An open letter
By Tom Collins, Contributor
To the Engineering student,
We’ve been trained to skip written introductions; read this. If you disagree with this document at any point, you may stop.
You’ve intentionally chosen one of the most difficult paths available in academia. If you feel some pride at this, you’re entitled to it. You’ve likely thought of your future and may be excited at the prospect of working in an exciting field, the promise of a good wage, the development of your abilities, and understanding of the evolving modern world.
That being said, Engineering, any strain, is not easy. It’s mentally taxing, and highly demanding, but I’ll get to the point—everyone’s lives will go on without you: friends, lovers, etc, because you will be too busy.
The two great pains of the Engineering student are owed to dedication or regret, and you must choose which you want to live with.
You feel the pain of dedication weekly. This is the discomfort from staying up late to study or complete a difficult assignment and still attending all your classes the next day. When you tell your nonEngineering friends you can’t see them because you have to study. It’s when you lose your long-term spouse to regular neglect, and when you lose touch with everyone else. It’s the pain you feel when you persistently put your education and future before your desires and well-being. The pain of dedication will haunt you, but it will also end the day you finish your last exam.
The pain of regret is the pain of “what ifs” and other horrid curiosities whose conclusions are only known by living them. This pain will hang like an accidental photograph in the corner of your vision, and will visit uninvited on your deathbed. You feel this pain after you fail your year; after you chose to go out instead of studying for finals; instead of working with your peers, you saw your nonunderstanding spouse and missed a deadline; because you choose to sleep in; because you persistently slack off; and soon until failure. This pain is persistent because your failure and lost time are persistent.
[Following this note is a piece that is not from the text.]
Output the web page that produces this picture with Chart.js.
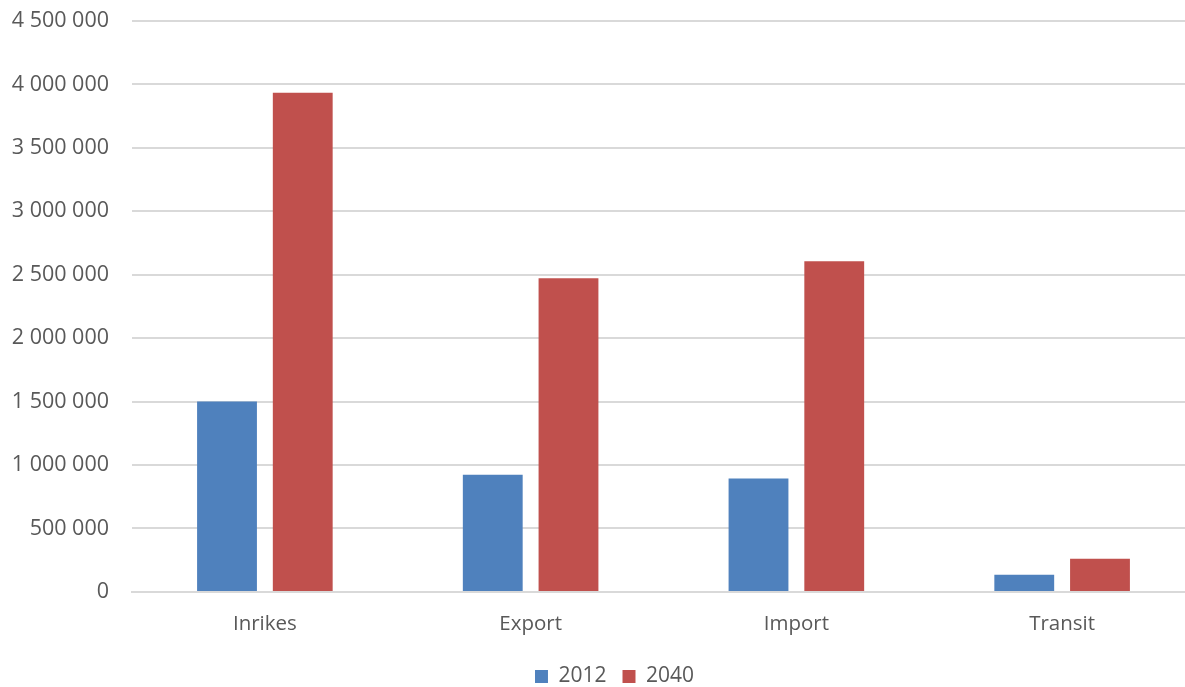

The pain of dedication is short lived, and you’ll have earned it. You’ll have earned the bags under your eyes, you’ll have earned the pain of loss, the persistent stress, your student debt, your loss of potential wages, and the distance from your old friends. These things are the unofficial awards of success and they will be yours.
Not everyone can handle this pain or we’d have more engineers. You’ll have earned your future because you will have worked and suffered for it in ways lost lovers, old friends, and even parents will never understand. So be proud of your sacrifices, and be prepared for them. There’s more to wearing the iron ring than academic success.